## Given instruction
Print the listing in its entirety and exactly, leaving out images.

## Records shown
##########

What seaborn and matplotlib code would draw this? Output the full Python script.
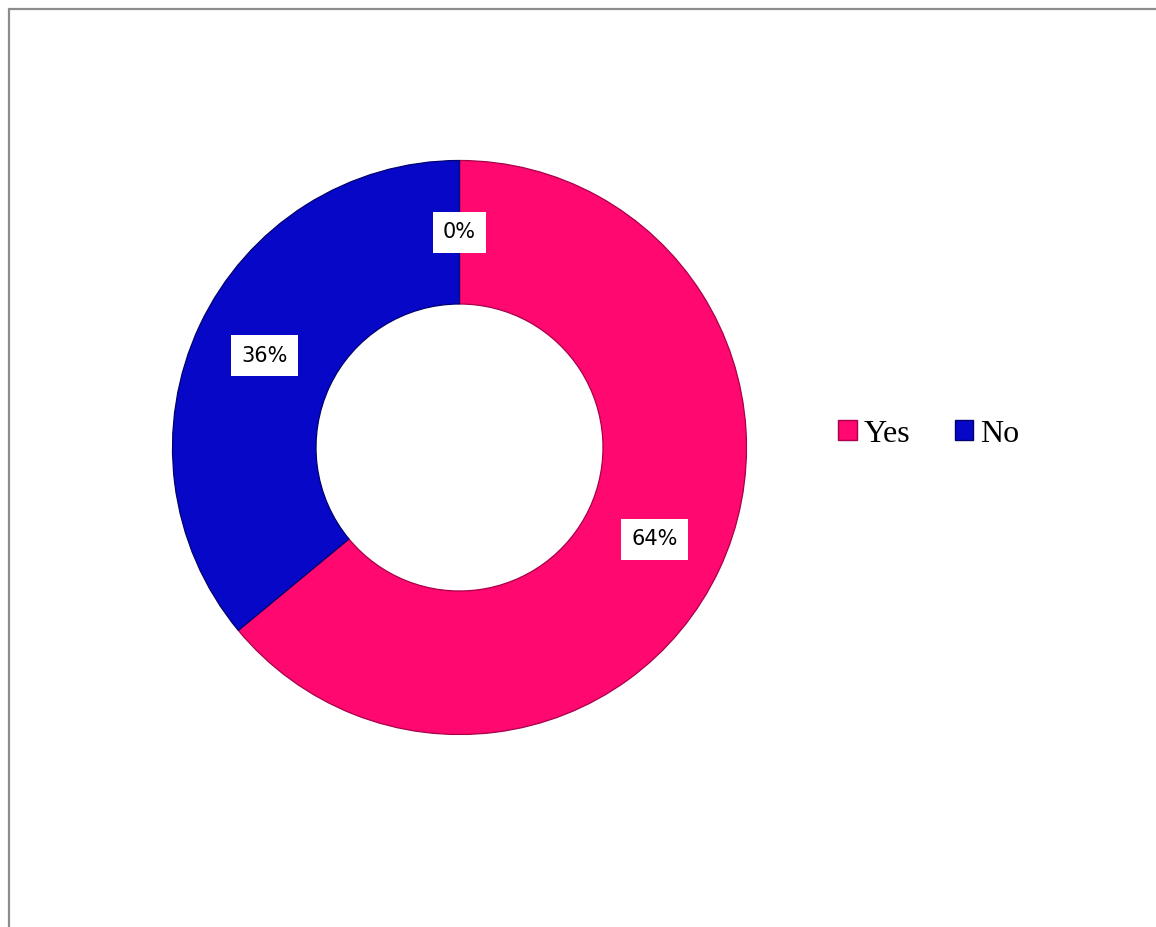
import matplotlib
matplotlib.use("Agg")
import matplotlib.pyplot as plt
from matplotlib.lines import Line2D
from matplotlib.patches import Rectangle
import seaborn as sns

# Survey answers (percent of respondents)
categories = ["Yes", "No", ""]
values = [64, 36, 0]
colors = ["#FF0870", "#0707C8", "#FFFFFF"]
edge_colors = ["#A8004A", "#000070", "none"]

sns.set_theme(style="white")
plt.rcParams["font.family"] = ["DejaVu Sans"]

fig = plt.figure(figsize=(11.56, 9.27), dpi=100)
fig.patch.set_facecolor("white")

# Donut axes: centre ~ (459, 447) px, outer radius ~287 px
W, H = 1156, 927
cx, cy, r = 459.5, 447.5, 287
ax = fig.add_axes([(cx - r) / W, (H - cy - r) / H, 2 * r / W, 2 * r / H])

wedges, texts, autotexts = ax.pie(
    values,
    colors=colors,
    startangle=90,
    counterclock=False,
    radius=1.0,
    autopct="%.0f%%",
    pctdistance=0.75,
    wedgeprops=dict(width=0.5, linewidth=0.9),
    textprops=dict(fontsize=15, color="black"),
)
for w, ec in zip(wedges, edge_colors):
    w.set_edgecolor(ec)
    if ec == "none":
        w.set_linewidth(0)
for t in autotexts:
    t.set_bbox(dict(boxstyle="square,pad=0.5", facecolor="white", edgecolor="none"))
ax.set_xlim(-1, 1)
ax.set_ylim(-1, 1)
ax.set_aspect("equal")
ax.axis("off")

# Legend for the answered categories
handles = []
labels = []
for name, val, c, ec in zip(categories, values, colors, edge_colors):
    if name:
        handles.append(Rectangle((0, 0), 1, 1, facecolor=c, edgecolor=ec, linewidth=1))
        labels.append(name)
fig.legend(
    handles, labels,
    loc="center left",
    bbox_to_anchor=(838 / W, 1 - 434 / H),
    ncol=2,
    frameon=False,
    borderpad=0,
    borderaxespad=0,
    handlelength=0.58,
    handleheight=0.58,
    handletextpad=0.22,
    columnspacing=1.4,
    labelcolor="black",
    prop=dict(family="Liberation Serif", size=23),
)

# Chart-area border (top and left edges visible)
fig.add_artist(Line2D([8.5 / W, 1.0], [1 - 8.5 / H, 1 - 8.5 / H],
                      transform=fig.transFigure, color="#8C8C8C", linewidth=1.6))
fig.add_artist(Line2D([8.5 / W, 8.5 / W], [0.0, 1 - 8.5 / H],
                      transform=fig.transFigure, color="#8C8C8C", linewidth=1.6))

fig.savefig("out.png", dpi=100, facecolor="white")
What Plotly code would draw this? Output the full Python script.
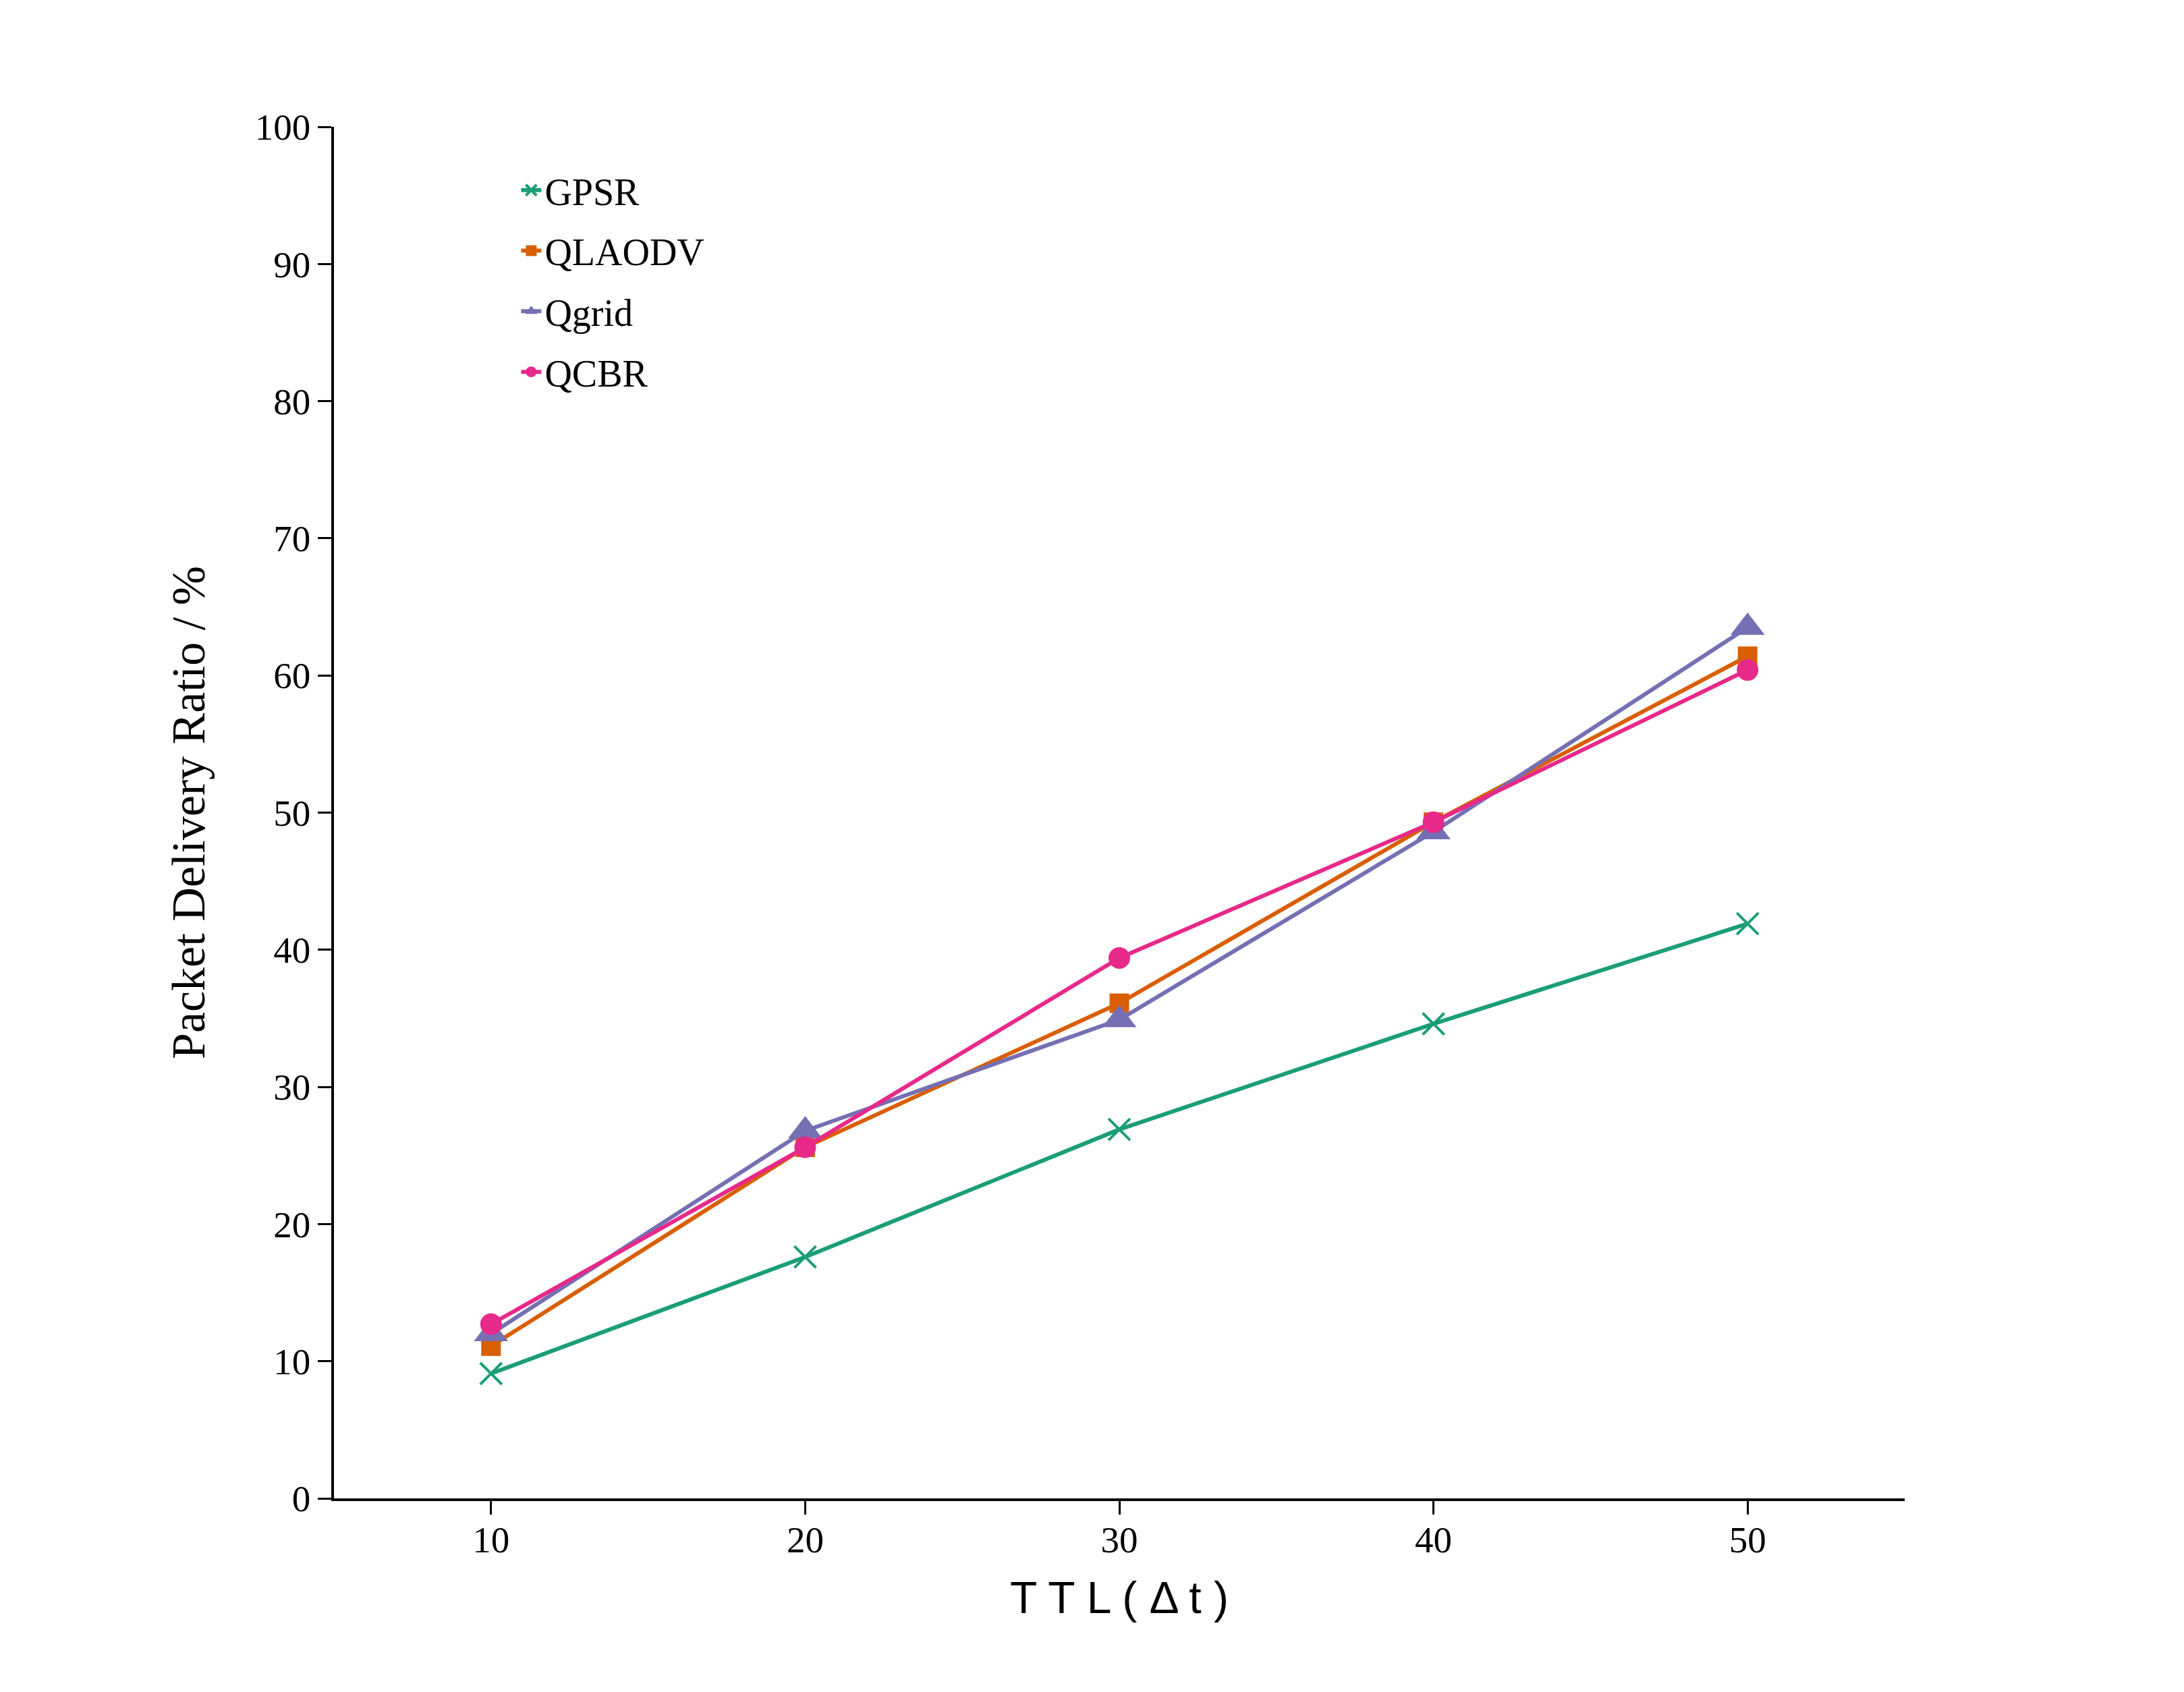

##########

## Expected output
What seaborn and matplotlib code would draw this? Output the full Python script.
import matplotlib
matplotlib.use("Agg")
import matplotlib.pyplot as plt
from matplotlib.lines import Line2D
from matplotlib.patches import Rectangle
import seaborn as sns

# Survey answers (percent of respondents)
categories = ["Yes", "No", ""]
values = [64, 36, 0]
colors = ["#FF0870", "#0707C8", "#FFFFFF"]
edge_colors = ["#A8004A", "#000070", "none"]

sns.set_theme(style="white")
plt.rcParams["font.family"] = ["DejaVu Sans"]

fig = plt.figure(figsize=(11.56, 9.27), dpi=100)
fig.patch.set_facecolor("white")

# Donut axes: centre ~ (459, 447) px, outer radius ~287 px
W, H = 1156, 927
cx, cy, r = 459.5, 447.5, 287
ax = fig.add_axes([(cx - r) / W, (H - cy - r) / H, 2 * r / W, 2 * r / H])

wedges, texts, autotexts = ax.pie(
    values,
    colors=colors,
    startangle=90,
    counterclock=False,
    radius=1.0,
    autopct="%.0f%%",
    pctdistance=0.75,
    wedgeprops=dict(width=0.5, linewidth=0.9),
    textprops=dict(fontsize=15, color="black"),
)
for w, ec in zip(wedges, edge_colors):
    w.set_edgecolor(ec)
    if ec == "none":
        w.set_linewidth(0)
for t in autotexts:
    t.set_bbox(dict(boxstyle="square,pad=0.5", facecolor="white", edgecolor="none"))
ax.set_xlim(-1, 1)
ax.set_ylim(-1, 1)
ax.set_aspect("equal")
ax.axis("off")

# Legend for the answered categories
handles = []
labels = []
for name, val, c, ec in zip(categories, values, colors, edge_colors):
    if name:
        handles.append(Rectangle((0, 0), 1, 1, facecolor=c, edgecolor=ec, linewidth=1))
        labels.append(name)
fig.legend(
    handles, labels,
    loc="center left",
    bbox_to_anchor=(838 / W, 1 - 434 / H),
    ncol=2,
    frameon=False,
    borderpad=0,
    borderaxespad=0,
    handlelength=0.58,
    handleheight=0.58,
    handletextpad=0.22,
    columnspacing=1.4,
    labelcolor="black",
    prop=dict(family="Liberation Serif", size=23),
)

# Chart-area border (top and left edges visible)
fig.add_artist(Line2D([8.5 / W, 1.0], [1 - 8.5 / H, 1 - 8.5 / H],
                      transform=fig.transFigure, color="#8C8C8C", linewidth=1.6))
fig.add_artist(Line2D([8.5 / W, 8.5 / W], [0.0, 1 - 8.5 / H],
                      transform=fig.transFigure, color="#8C8C8C", linewidth=1.6))

fig.savefig("out.png", dpi=100, facecolor="white")
What Plotly code would draw this? Output the full Python script.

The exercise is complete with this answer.